I'm not sure I catch your distinction. If we agree on a meaning and a
syntax for it, we've made a convention. (Like when everyone asks "How are
you?" and expects a short, positive answer. :-) Applications can now
predictably act on the usage of the convention. (Like when someone starts
to walk away after a moment, safe -- usually! -- in the assumption that the
other person just answered "I'm fine.")
>An inclusion on root makes an empty element available
>to every location. A PI is something every document has to have.
>That isn't an improvement. If you use a DOCTYPE and know the DTD,
>you get the same effect? XML goes out it's way to load up an
>instance just to get around a DTD. I question the utility of that.
>We tell them they are being freed of fixed markup, then add a
>question mark and say, oh, that's OK, that's XML.
But XML doesn't have inclusions, and any one document may not even have
DTDs. So your "ifs" sometimes don't come true. I agree that we don't want
to push legitimate DTD functions into PIs, which give you a lot less
validation power. But processing instructions (in the regular English
sense) don't belong in the normal markup scheme most of the time.

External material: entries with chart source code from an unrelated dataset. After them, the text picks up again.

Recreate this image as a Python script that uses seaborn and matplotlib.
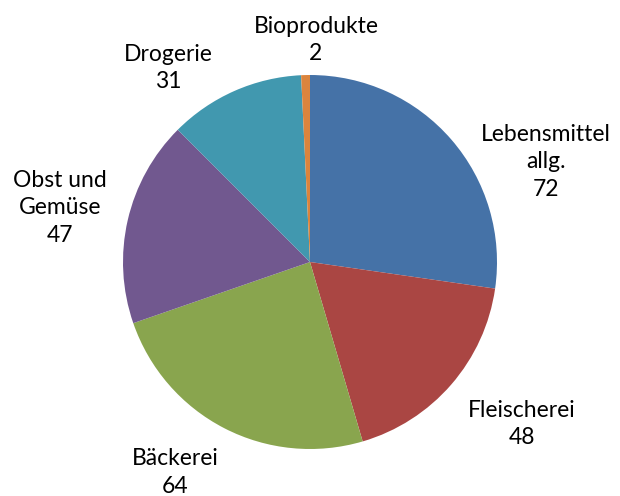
import matplotlib
matplotlib.use("Agg")
import matplotlib.pyplot as plt
import seaborn as sns

# Daten
categories = ["Lebensmittel\nallg.", "Fleischerei", "Bäckerei", "Obst und\nGemüse", "Drogerie", "Bioprodukte"]
values = [72, 48, 64, 47, 31, 2]
colors = ["#4572A7", "#AA4643", "#89A54E", "#71588F", "#4198AF", "#DB843D"]

# Label-Positionen (Layout, in Radien-Einheiten)
label_pos = [(1.262, 0.535), (1.134, -0.866), (-0.722, -1.125),
             (-1.337, 0.289), (-0.759, 1.037), (0.032, 1.187)]

sns.set_theme(style="white")
plt.rcParams["font.family"] = ["Lato", "DejaVu Sans"]

fig = plt.figure(figsize=(6.2, 4.96), dpi=100)
ax = fig.add_axes([0, 0, 1, 1])

ax.pie(values, colors=sns.color_palette(colors), startangle=90, counterclock=False,
       radius=1.0, wedgeprops={"linewidth": 0})

for name, val, (x, y) in zip(categories, values, label_pos):
    ax.text(x, y, f"{name}\n{val}", ha="center", va="center", fontsize=16.5,
            linespacing=1.38, color="#000000")

ax.set_xlim(-310 / 187, 310 / 187)
ax.set_ylim(-(496 - 262) / 187, 262 / 187)
ax.set_aspect("auto")
ax.axis("off")

fig.savefig("out.png", dpi=100)
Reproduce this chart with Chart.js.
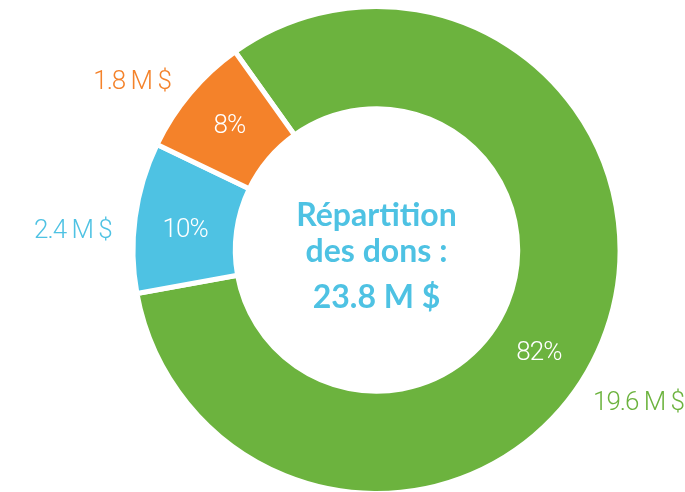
<!DOCTYPE html>
<html>
<head>
<meta charset="utf-8">
<script src="https://cdn.jsdelivr.net/npm/chart.js@4.4.0/dist/chart.umd.min.js"></script>
<style>
  html, body { margin: 0; padding: 0; background: #fff; overflow: hidden; }
  #wrap { width: 685px; height: 496px; }
</style>
</head>
<body>
<div id="wrap"><canvas id="donut"></canvas></div>
<script>
// donnees du graphique
var pourcentages = [82, 10, 8];
var montants = ['19.6 M $', '2.4 M $', '1.8 M $'];
var titre = ['Répartition', 'des dons :', '23.8 M $'];

var couleurs = ['#6cb33e', '#4ec2e3', '#f4822a'];
var bleuTitre = '#4ec2e3';

// dessine les pourcentages, les montants et le titre au centre
var etiquettesPlugin = {
  id: 'etiquettes',
  afterDatasetsDraw: function(chart, args, opts) {
    var ctx = chart.ctx;
    var arcs = chart.getDatasetMeta(0).data;
    ctx.save();
    ctx.textBaseline = 'middle';
    ctx.letterSpacing = '-1px';
    for (var i = 0; i < arcs.length; i++) {
      var a = arcs[i].getProps(['x', 'y', 'startAngle', 'endAngle', 'innerRadius', 'outerRadius'], true);
      var span = a.endAngle - a.startAngle;

      // pourcentage dans l'anneau
      var ang = a.startAngle + span * opts.posPct[i];
      var r = (a.innerRadius + a.outerRadius) / 2;
      ctx.font = '300 26px Roboto';
      ctx.fillStyle = '#fff';
      ctx.textAlign = 'center';
      ctx.fillText(pourcentages[i] + '%', a.x + Math.cos(ang) * r, a.y + Math.sin(ang) * r);

      // montant a l'exterieur
      ang = a.startAngle + span * opts.posMontant[i];
      r = a.outerRadius + opts.distance;
      ctx.fillStyle = couleurs[i];
      ctx.textAlign = Math.cos(ang) < 0 ? 'right' : 'left';
      ctx.fillText(montants[i], a.x + Math.cos(ang) * r, a.y + Math.sin(ang) * r);
    }

    // titre
    var c = arcs[0];
    ctx.letterSpacing = '0px';
    ctx.fillStyle = bleuTitre;
    ctx.textAlign = 'center';
    ctx.textBaseline = 'alphabetic';
    ctx.font = 'bold 32px Lato';
    ctx.fillText(titre[0], c.x, c.y - 24);
    ctx.fillText(titre[1], c.x, c.y + 12);
    ctx.fillText(titre[2], c.x, c.y + 58);
    ctx.restore();
  }
};

var ctxD = document.getElementById('donut').getContext('2d');
var graphe = new Chart(ctxD, {
  type: 'doughnut',
  data: {
    labels: montants,
    datasets: [{
      data: pourcentages,
      backgroundColor: couleurs,
      borderColor: '#fff',
      borderWidth: 5,
      hoverOffset: 0,
      offset: 0
    }]
  },
  options: {
    responsive: true,
    maintainAspectRatio: false,
    animation: false,
    rotation: -35.5,
    cutout: '58%',
    layout: { padding: { left: 68, right: 0, top: 4, bottom: 0 } },
    plugins: {
      legend: { display: false },
      tooltip: { enabled: false },
      etiquettes: { posPct: [0.535, 0.45, 0.5], posMontant: [0.545, 0.40, 0.47], distance: 22 }
    }
  },
  plugins: [etiquettesPlugin]
});
</script>
</body>
</html>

>> I don't think links in general should be done this way, but I do believe in
>> PIs being used for, uh, instructions to processors.
>Ummm... sure. Sort of what links are.
Well, a reference to a stylesheet is surely a link, but not all links are
references to stylesheets. Also, not all processing instructions are links
to something. Do you think PIs are never appropriate?
>> (In other words, I'm
>> not 100% against PIs, as some people are.) In particular, I'm starting to
>> get very fond of PIs for anything that has to be specified per entity.